On ne sait pas exactement comment cet album est arrivé dans les mains de Forbes. Son format et les commentaires manuscrits de Sutton accompagnant les photos pourraient laisser penser qu’il s’agit d’un cadeau, mais, quand Forbes ajoute son ex libris en juin 1874, Sutton réside au Japon depuis près d’un an, et, dans leurs périodes respectives au service de la Royal Navy, il ne semble pas qu’il y ait des coïncidences permettant d’imaginer qu’ils se sont rencontrés en Chine, au Japon ou ailleurs.

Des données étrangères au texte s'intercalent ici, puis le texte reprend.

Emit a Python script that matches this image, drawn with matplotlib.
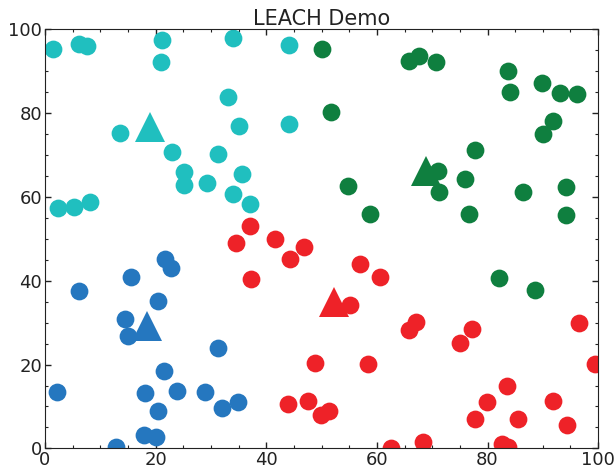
import numpy as np
import matplotlib
matplotlib.use('Agg')
from matplotlib import pyplot as plt
from matplotlib.ticker import MultipleLocator

# cluster members
cyan_x = [1.5, 6.2, 7.6, 21.1, 21.0, 34.0, 44.2, 33.0, 13.6, 35.1, 44.2, 22.9, 31.3,
          25.2, 35.7, 25.2, 29.3, 34.0, 37.1, 2.3, 5.2, 8.1]
cyan_y = [95.2, 96.4, 96.1, 97.4, 92.1, 97.9, 96.3, 83.8, 75.3, 76.9, 77.4, 70.7, 70.2,
          65.9, 65.4, 62.8, 63.3, 60.7, 58.2, 57.3, 57.5, 58.9]

green_x = [50.1, 65.8, 67.6, 70.7, 83.7, 84.1, 89.9, 93.1, 96.2, 51.7, 91.8, 90.1, 77.8,
           71.1, 75.9, 54.8, 71.2, 86.4, 94.2, 58.7, 76.7, 94.2, 82.1, 88.6]
green_y = [95.2, 92.4, 93.6, 92.2, 90.0, 85.0, 87.1, 84.9, 84.5, 80.2, 78.0, 75.0, 71.3,
           66.3, 64.3, 62.7, 61.2, 61.1, 62.4, 56.0, 55.9, 55.7, 40.7, 37.9]

red_x = [34.5, 37.1, 41.6, 46.9, 44.3, 37.2, 57.0, 60.6, 55.1, 67.1, 65.8, 77.2, 75.1,
         96.6, 48.9, 58.4, 99.4, 83.6, 44.0, 47.6, 79.9, 91.9, 51.3, 49.9, 77.7, 85.5,
         94.4, 68.3, 62.5, 82.7, 83.7]
red_y = [49.1, 53.0, 49.9, 48.0, 45.1, 40.3, 44.0, 41.0, 34.3, 30.2, 28.3, 28.5, 25.2,
         29.8, 20.4, 20.1, 20.1, 14.8, 10.5, 11.3, 11.0, 11.3, 8.9, 7.9, 6.9, 6.9,
         5.6, 1.5, 0.0, 1.1, 0.4]

blue_x = [21.7, 22.7, 15.5, 6.1, 20.4, 14.5, 15.1, 31.3, 21.5, 2.1, 18.1, 23.9, 29.0,
          32.0, 34.9, 20.4, 17.9, 20.0, 12.8]
blue_y = [45.1, 43.1, 40.8, 37.5, 35.2, 30.9, 26.8, 24.0, 18.5, 13.4, 13.2, 13.7, 13.5,
          9.7, 11.1, 9.0, 3.3, 2.8, 0.3]

# cluster heads
head_x = [19.0, 68.9, 52.2, 18.4]
head_y = [76.6, 66.3, 35.0, 29.1]

colors = ['#20bfbf', '#0f7f3f', '#ee2228', '#2577bf']

fig = plt.figure(figsize=(6.16, 4.72), dpi=100)
ax = fig.add_axes([0.073, 0.050, 0.898, 0.888])

groups = [(cyan_x, cyan_y), (green_x, green_y), (red_x, red_y), (blue_x, blue_y)]
for (gx, gy), c in zip(groups, colors):
    ax.plot(gx, gy, 'o', color=c, markersize=12.8, markeredgewidth=0)

for hx, hy, c in zip(head_x, head_y, colors):
    ax.plot(hx, hy, '^', color=c, markersize=21, markeredgewidth=0)

ax.set_xlim(0, 100)
ax.set_ylim(0, 100)
ax.xaxis.set_major_locator(MultipleLocator(20))
ax.yaxis.set_major_locator(MultipleLocator(20))
ax.xaxis.set_minor_locator(MultipleLocator(5))
ax.yaxis.set_minor_locator(MultipleLocator(5))
ax.tick_params(which='both', direction='in', top=True, right=True, labelsize=13,
               colors='#222222', pad=2)
ax.tick_params(which='major', length=4, width=1)
ax.tick_params(which='minor', length=2.2, width=0.8)
for s in ax.spines.values():
    s.set_color('#222222')

ax.set_title('LEACH Demo', fontsize=15, color='#222222', pad=3)

plt.savefig('out.png', dpi=100)
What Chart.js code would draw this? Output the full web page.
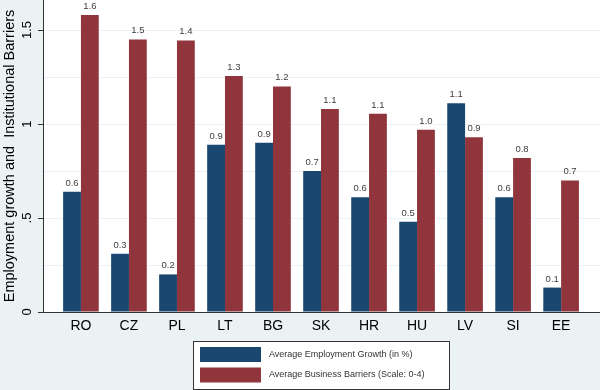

[1] FORBES Charles Stuart, The Campaign of Garibaldi in the Two Sicilies. A Personal Narrative, Édimbourg/Londres, William Blackwood & Sons, 1861, p. 1.

[2] FORBES Charles Stuart, «  The Western Shores of Volcano Bay, Yesso », Journal of the Royal Geographical Society, 36 (1866), p. 173-180.

[3] CHEN Xiafei, HAN Rongfang (dir.), Archives of China’s Imperial Maritime Customs. Confidential Correspondence Between Robert Hart and James Duncan Campbell, 1874-1907, Beijing, Foreign Languages Press, 1990. 4 volumes, p. 1, note 8.

[4] WRIGHT Stanley F., Hart and the Chinese Customs, Belfast, Queen’s University/William Mullan & Son, 1950, p. 298.

[5] FAIRBANK, John King, BRUNER Katherine Frost, MATHESON Elizabeth MacLeod (dir.), The I.G. in Peking. Letters of Robert Hart, Chinese Maritime Customs, 1868-1907, Volume One, Cambridge, Council on East Asian Studies, Harvard University, 1975, p. 57.

[6] CHEN Xiafei, HAN Rongfang (dir.), Archives of China’s Imperial Maritime Customs. Confidential Correspondence Between Robert Hart and James Duncan Campbell, 1874-1907, Beijing, Foreign Languages Press, 1990. 4 volumes, p. 85.